O.R. Tambo International Airport- South Africa
It was founded in 1952 and is the largest and busiest airport in Africa. In 2017, the airport handled over 21 million passengers. It has a capacity of handling up to 28 million passengers annually. The airport was first known as Jan Smuts International Airport, named after former South African Prime Minister, before it was renamed Johannesburg International Airport in 1994 after the African National Congress (ANC) assumed power. It was not until 27 October 2006 that the airport came to be known as O.R. Tambo International Airport, after the anti-apartheid politician Oliver Reginald Tambo.
Cairo International Airport- Egypt
This is the busiest airport and the principal international airport in Egypt. It is located in the North East area of Cairo and covers an area of approximately 37 square kilometers. The airport is the second busiest in Africa.
Bole International Airport- Ethiopia
Located in Addis Ababa, it is the main hub of Ethiopian Airlines. It has the capacity to accommodate approximately 137 passenger flights per day. It was formerly known as Haile Selassie Airport and handles 12 million plus passengers annually making it the third busiest airport in Africa.
The longest route is from Addis Ababa to Toronto, Canada.
Cape Town International Airport- South Africa
It is the primary international airport serving Cape Town and is the second busiest in South Africa and fourth in Africa. It was opened in 1954 and is the only airport in the Cape Town metropolitan area that offers scheduled passenger services. It is located 20km from the city center. It has a domestic terminal and international terminal which are linked by a common central terminal. It has direct flights to a number of destinations in Africa, the Middle East, Asia and Europe. The airport caters for about 10.7 million annual users.

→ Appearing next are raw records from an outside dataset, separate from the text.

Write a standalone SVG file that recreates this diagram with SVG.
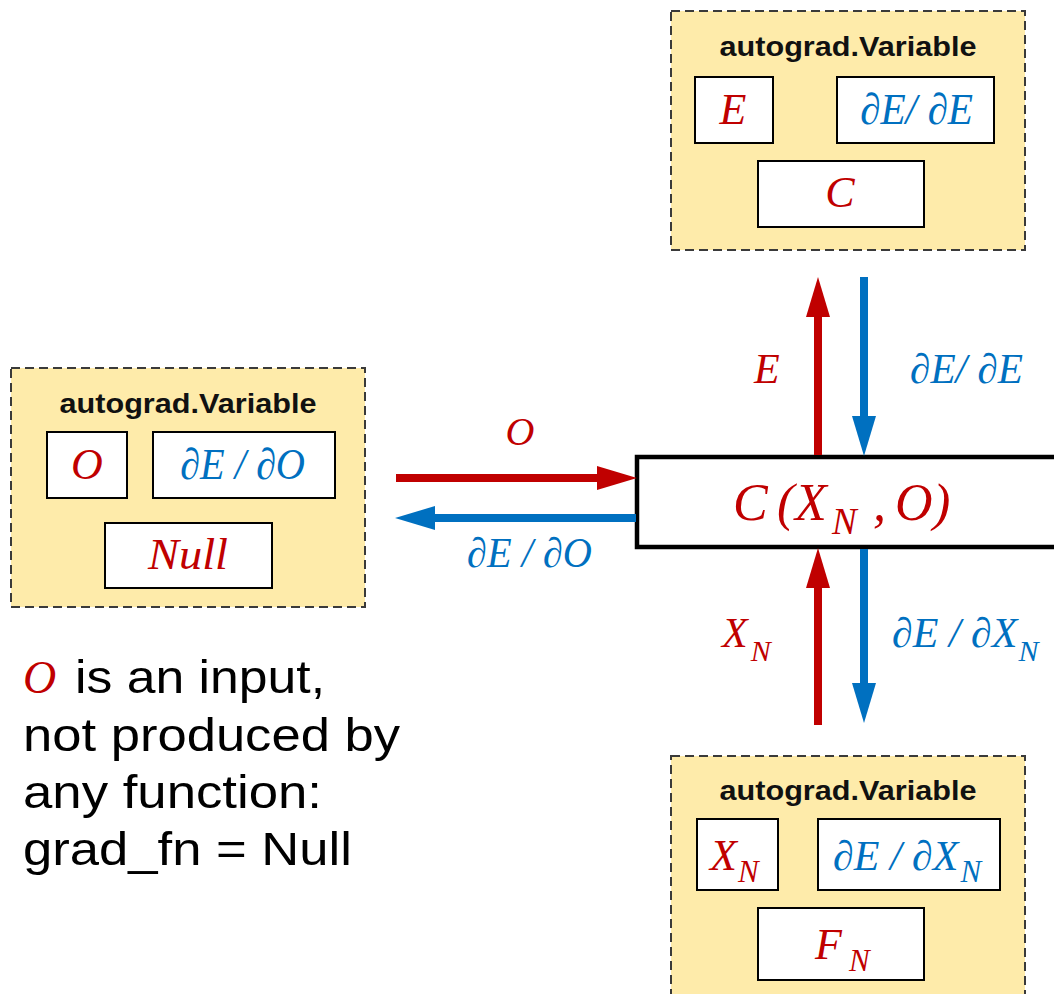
<svg xmlns="http://www.w3.org/2000/svg" width="1054" height="994" viewBox="0 0 1054 994">
<style>
.var{fill:#FEEBAA;stroke:#3a3a3a;stroke-width:2;stroke-dasharray:9,5}
.cell{fill:#fff;stroke:#000;stroke-width:2}
.title{font-family:"Liberation Sans",Arial,sans-serif;font-weight:bold;font-size:27px;fill:#111;text-anchor:middle}
.m{font-family:"Liberation Serif","DejaVu Serif",serif;font-style:italic}
.r{fill:#C00000}
.b{fill:#0070C0}
.body{font-family:"Liberation Sans",Arial,sans-serif;font-size:47px;fill:#000}
.ar{stroke:#C00000;stroke-width:8;fill:none}
.ab{stroke:#0070C0;stroke-width:8;fill:none}
</style>
<defs>
<marker id="hr" markerUnits="userSpaceOnUse" markerWidth="42" markerHeight="26" refX="0" refY="13" orient="auto" viewBox="0 0 42 26"><path d="M0,1 L40,13 L0,25 Z" fill="#C00000"/></marker>
<marker id="hb" markerUnits="userSpaceOnUse" markerWidth="42" markerHeight="26" refX="0" refY="13" orient="auto" viewBox="0 0 42 26"><path d="M0,1 L40,13 L0,25 Z" fill="#0070C0"/></marker>
</defs>
<rect width="1054" height="994" fill="#fff"/>

<g id="var-top">
<rect class="var" x="671" y="11" width="354" height="239"/>
<text class="title" x="848" y="56" textLength="257" lengthAdjust="spacingAndGlyphs">autograd.Variable</text>
<rect class="cell" x="695" y="77" width="78" height="66"/>
<text class="m r" x="733" y="124" font-size="44" text-anchor="middle">E</text>
<rect class="cell" x="837" y="77" width="157" height="66"/>
<text class="m b" x="860" y="124" font-size="44" textLength="113" lengthAdjust="spacingAndGlyphs">∂E/ ∂E</text>
<rect class="cell" x="758" y="161" width="166" height="66"/>
<text class="m r" x="840" y="207" font-size="44" text-anchor="middle">C</text>
</g>

<g id="var-left">
<rect class="var" x="11" y="368" width="354" height="239"/>
<text class="title" x="188" y="413" textLength="257" lengthAdjust="spacingAndGlyphs">autograd.Variable</text>
<rect class="cell" x="47" y="432" width="80" height="66"/>
<text class="m r" x="87" y="479" font-size="44" text-anchor="middle">O</text>
<rect class="cell" x="153" y="432" width="182" height="66"/>
<text class="m b" x="180" y="479" font-size="44" textLength="125" lengthAdjust="spacingAndGlyphs">∂E / ∂O</text>
<rect class="cell" x="105" y="523" width="167" height="65"/>
<text class="m r" x="148" y="569" font-size="44" textLength="80" lengthAdjust="spacingAndGlyphs">Null</text>
</g>

<g id="var-bottom">
<rect class="var" x="671" y="756" width="354" height="250"/>
<text class="title" x="848" y="800" textLength="257" lengthAdjust="spacingAndGlyphs">autograd.Variable</text>
<rect class="cell" x="697" y="819" width="81" height="71"/>
<text class="m r" x="710" y="870" font-size="44">X<tspan dx="1" dy="12" font-size="31">N</tspan></text>
<rect class="cell" x="818" y="819" width="182" height="71"/>
<text class="m b" x="833" y="870" font-size="42">∂E / ∂X<tspan dx="2" dy="12" font-size="31">N</tspan></text>
<rect class="cell" x="758" y="908" width="166" height="72"/>
<text class="m r" x="815" y="959" font-size="44">F<tspan dx="7" dy="12" font-size="31">N</tspan></text>
</g>

<g id="function-C">
<rect x="637" y="457" width="450" height="90" fill="#fff" stroke="#000" stroke-width="4.5"/>
<text class="m r" x="733" y="520" font-size="52">C<tspan x="777">(</tspan><tspan x="795">X</tspan><tspan x="832" dy="14" font-size="37">N</tspan><tspan x="873" dy="-14">,</tspan><tspan x="895">O</tspan><tspan x="933">)</tspan></text>
</g>

<g id="connectors">
<line class="ar" x1="396" y1="478" x2="597" y2="478" marker-end="url(#hr)"/>
<line class="ab" x1="636" y1="518" x2="435" y2="518" marker-end="url(#hb)"/>
<line class="ar" x1="818" y1="455" x2="818" y2="317" marker-end="url(#hr)"/>
<line class="ab" x1="864" y1="277" x2="864" y2="416" marker-end="url(#hb)"/>
<line class="ar" x1="818" y1="725" x2="818" y2="588" marker-end="url(#hr)"/>
<line class="ab" x1="864" y1="549" x2="864" y2="683" marker-end="url(#hb)"/>
</g>

<g id="labels">
<text class="m r" x="520" y="445" font-size="40" text-anchor="middle">O</text>
<text class="m b" x="467" y="567" font-size="42" textLength="125" lengthAdjust="spacingAndGlyphs">∂E / ∂O</text>
<text class="m r" x="754" y="383" font-size="42">E</text>
<text class="m b" x="910" y="383" font-size="42" textLength="113" lengthAdjust="spacingAndGlyphs">∂E/ ∂E</text>
<text class="m r" x="722" y="647" font-size="42">X<tspan dx="3" dy="14" font-size="30">N</tspan></text>
<text class="m b" x="892" y="647" font-size="42">∂E / ∂X<tspan dx="1" dy="14" font-size="30">N</tspan></text>
</g>

<g id="note">
<text class="m r" x="23" y="693" font-size="46">O</text>
<text class="body" x="75" y="693" textLength="250" lengthAdjust="spacingAndGlyphs">is an input,</text>
<text class="body" x="23" y="751" textLength="377" lengthAdjust="spacingAndGlyphs">not produced by</text>
<text class="body" x="23" y="808" textLength="299" lengthAdjust="spacingAndGlyphs">any function:</text>
<text class="body" x="23" y="865" textLength="329" lengthAdjust="spacingAndGlyphs">grad_fn = Null</text>
</g>
</svg>
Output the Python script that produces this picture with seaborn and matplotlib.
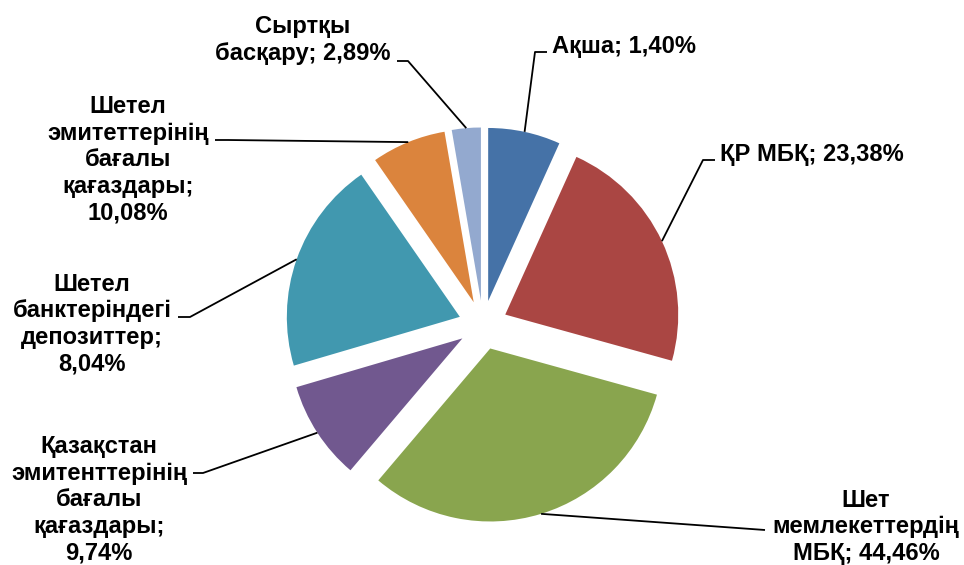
"""Exploded pie chart: portfolio structure with leader-line labels."""

import matplotlib.pyplot as plt
import numpy as np
import seaborn as sns

sns.set_theme(style="white")
plt.rcParams["font.family"] = ["Liberation Sans", "DejaVu Sans"]

W, H = 964, 565
RADIUS = 173

CATEGORIES = [
    "Ақша",
    "ҚР МБҚ",
    "Шет\nмемлекеттердің\nМБҚ",
    "Қазақстан\nэмитенттерінің\nбағалы\nқағаздары",
    "Шетел\nбанктеріндегі\nдепозиттер",
    "Шетел\nэмитеттерінің\nбағалы\nқағаздары",
    "Сыртқы\nбасқару",
]
# percentages printed in the labels
LABEL_PCT = ["1,40%", "23,38%", "44,46%", "9,74%", "8,04%", "10,08%", "2,89%"]
# slice shares as drawn in the picture (they differ from the printed labels)
SLICE_SHARE = [6.75, 22.55, 31.9, 9.25, 19.9, 6.95, 2.7]
COLORS = ["#4572A7", "#AA4643", "#89A54E", "#71588F", "#4198AF", "#DB843D", "#93A9CF"]

# label layout in pixel coords (x, y from top): text anchor, elbow, text-side end
LABEL_LAYOUT = [
    dict(text=(552, 46), ha="left", elbow=(535, 52), end=(547, 52), sep="; "),
    dict(text=(720, 155), ha="left", elbow=(703, 160), end=(715, 160), sep="; "),
    dict(text=(866, 527), ha="center", elbow=(765, 530), end=(765, 530), sep="; "),
    dict(text=(99, 500), ha="center", elbow=(203, 473), end=(193, 473), sep=";\n"),
    dict(text=(92, 324), ha="center", elbow=(190, 317), end=(178, 317), sep=";\n"),
    dict(text=(128, 160), ha="center", elbow=(228, 140), end=(215, 140), sep=";\n"),
    dict(text=(303, 40), ha="center", elbow=(408, 61), end=(397, 61), sep="; "),
]


def px(x, y):
    return x, H - y


fig = plt.figure(figsize=(W / 100, H / 100), dpi=100)
ax = fig.add_axes([0, 0, 1, 1])

# matplotlib's explode is in data units, not a fraction of the radius
wedges, _ = ax.pie(
    SLICE_SHARE,
    colors=COLORS,
    startangle=90,
    counterclock=False,
    center=px(483, 325),
    radius=RADIUS,
    explode=[0.142 * RADIUS] * len(SLICE_SHARE),
    wedgeprops=dict(linewidth=0),
    frame=True,
)
ax.set_xlim(0, W)
ax.set_ylim(0, H)
ax.set_axis_off()

for wedge, cat, pct, lay in zip(wedges, CATEGORIES, LABEL_PCT, LABEL_LAYOUT):
    mid = np.deg2rad((wedge.theta1 + wedge.theta2) / 2)
    cx, cy = wedge.center
    arc_pt = (cx + wedge.r * np.cos(mid), cy + wedge.r * np.sin(mid))
    ex, ey = px(*lay["elbow"])
    tx, ty = px(*lay["end"])
    ax.plot([arc_pt[0], ex, tx], [arc_pt[1], ey, ty], color="black", lw=1.3,
            solid_capstyle="butt")

    label = f"{cat}{lay['sep']}{pct}"
    x, y = px(*lay["text"])
    ax.text(x, y, label, ha=lay["ha"], va="center", multialignment="center",
            fontsize=17.1, fontweight="bold", color="black")

fig.savefig("out.png", dpi=100)
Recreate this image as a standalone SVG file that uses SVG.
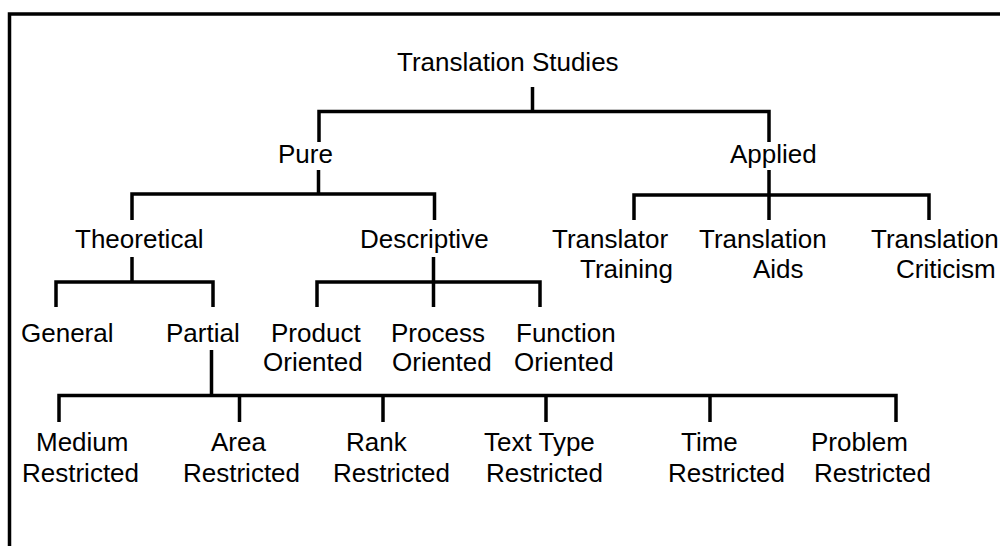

King Shaka International Airport- South Africa
It opened its doors to passengers on 1st May 2010 just before the 2010 FIFA world cup. It replaced the Durbin International Airport. In January 2014, an Airbus A380-800 landed at the airport, making it the first to do so. This is the largest passenger aircraft in the world.
Hurghada International Airport- Egypt
It is the second busiest Airport in Egypt after Cairo International Airport. It is also an important destination for leisure flights mainly from Europe. The airport consists of terminal 1 and 2 with terminal 3 being inaugurated in December 2014. In 2018, it had an estimated 6.6million users making it the eighth busiest airport in Africa.
Mohammed V International Airport- Morocco
Located in Casablanca, Morocco, the airport is named after King Mohamed V. It is operated by ONDA National Airports office. In 2014, it had approximately 8 million passengers transiting through the airport, making it the fourth busiest in Africa and first in Morocco at the time. Passenger traffic increased yearly and currently stands at 9.7 million making it the fifth busiest in Africa.
Murtala Muhammed International Airport- Nigeria
Located in Lagos Nigeria, it serves the entire state. The airport houses the headquarters of the Federal Airports Authority of Nigeria, The Head Office of the Nigerian Civil Aviation Authority, The Head Office of the Accident Investigation Bureau (AIB) and the Lagos Office of Nigeria Civil Aviation Authority. It was constructed during world war 2 and was later named after the fourth Nigerian military ruler. It is ranked the 9th busiest airport in Africa.
Jomo Kenyatta International Airport- Kenya
Located in the Embakasi area of Nairobi Kenya, JKIA has scheduled flights to over fifty countries. The airport was originally named Embakasi airport but its name was changed in 1978 to honor Jomo Kenyatta- the first prime minister and president of Kenya.
It has two terminals each divided into a number of sections with terminal 1A being used for international travels. In January 2017, a new instrument landing system equipped with a runway of 5,500m of land was approved for construction at an approximate cost of $370 million.
In 2016, it served an approximate 7 million passengers, making it the 7th busiest in the continent.
Chief Dawid Stuurman International Airport-South Africa
Located in the Eastern province of South Africa, it has 13 aircraft parking spaces and can handle up to 2 million passengers a year. It is situated five minutes drive from the Central Business District and it served more than 1.6 million passengers in 2018. The airport’s name was changed from Port Elizabeth International Airport to Chief Dawid in February 2021.
Tunis Carthage Airport- Tunisia
With approximately 6.2 million passengers in 2018, it is the 10th busiest airport in Africa albeit not one of the largest. It is the main international airport of Tunis and is named after the historic city of Carthage- located East of the airport. Construction began in 1944 and was fully funded by France.
Houari Boumediene Airport- Algeria
Also known as Algiers International Airport, it was constructed in 1924. It is named after Houari Boumediene- the former president of Algeria. With about 350 flights a day and over 7.9 million passengers annually, it is the sixth busiest airport in Africa.